Let me tell you a secret, a secret you will learn someday. Once you discover this secret, you'll be tempted, as most of us are, to use it. Here it is: you can use your past as a tool for your own advantage. What do I mean by such a statement? You can use your past to unify the work (your work). All those grizzly experiences you went through. Remember? You can use them to warn people against OTHER folk. In so doing you will unify them around a common prejudice. This is one of the great secrets of launching and sustaining a movement! Someone once said if you want to start a movement then get a group of people together and teach them how to hate a common enemy. And it is true.
Let me illustrate. Perhaps your work is being threatened by someone in your group. Okay. You have a problem. You begin looking around for a tool to save the hour. Actually, all you need is one good illustration. Make it one that will cause everyone's hair to stand on their necks. The more terrifying, the better. Many Christian workers built their whole life's work on the basis of telling stories about their enemies. By prejudicing their followers they rally everyone around a common enemy, or a common fear. Look around you. Much Christian work today is held together by being taught either to hate or to fear someone or something. It is not Christ who unifies many groups. Will you use your past as such a tool? At times you will feel you absolutely cannot perform the task God has called you to unless you pick up one of these tools. You know full well that unless you pick them up all your work will be lost.

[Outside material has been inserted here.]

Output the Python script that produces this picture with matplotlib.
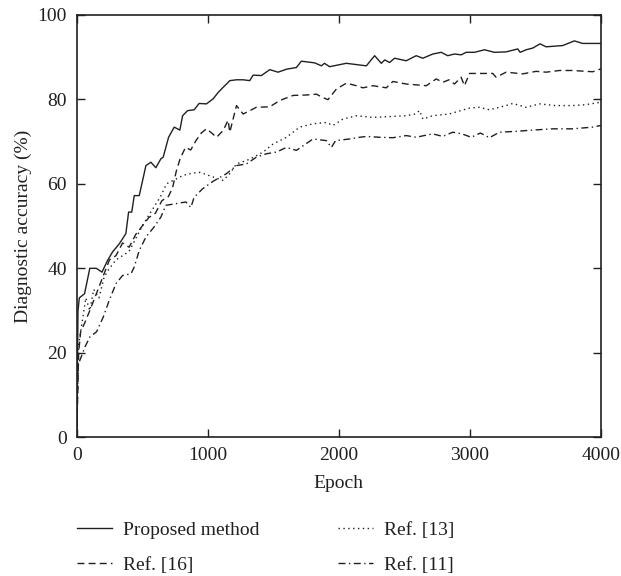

Some of the tools are perfect to get you through a crisis. With that one tool you could step forward and unify. . . you could step forward and banish. . . the impending threat. The longer you live the more tools there will be. Some of them look very noble. Look again. Every one of them is LESS than Christ! Listen, dear saint of the Lord. YOU DO NOT HAVE ANY ENEMIES. Remember that! All the Lord's people need is Christ. If Jesus Christ will not suffice, if Christ cannot deliver you out of the situation you are in, then let everything go to destruction. . . yes, let your work be lost. But will this not open us to error, always giving in to the wrong? And also, if things go wrong in the church and all the fine people yield, who will stop the wrong element? These are good questions. Men have asked them for centuries. But I want you to know that throughout history men have come up with one predominant answer! We must be "defenders of the faith." Today, the Lord is looking for a group of people who will instead say, "We will know nothing but the Lord." In that hour you may choose to do something very self-sacrificing, and maybe something even very noble. Yet ask yourself, "Is it less than Christ?" Lift your face toward the highlands. Look above you. Catch a glimpse of your Lord's ways. See a soil where no footprints are found. See heights that have not been trod for nearly two millenia. Seize. . . the banner.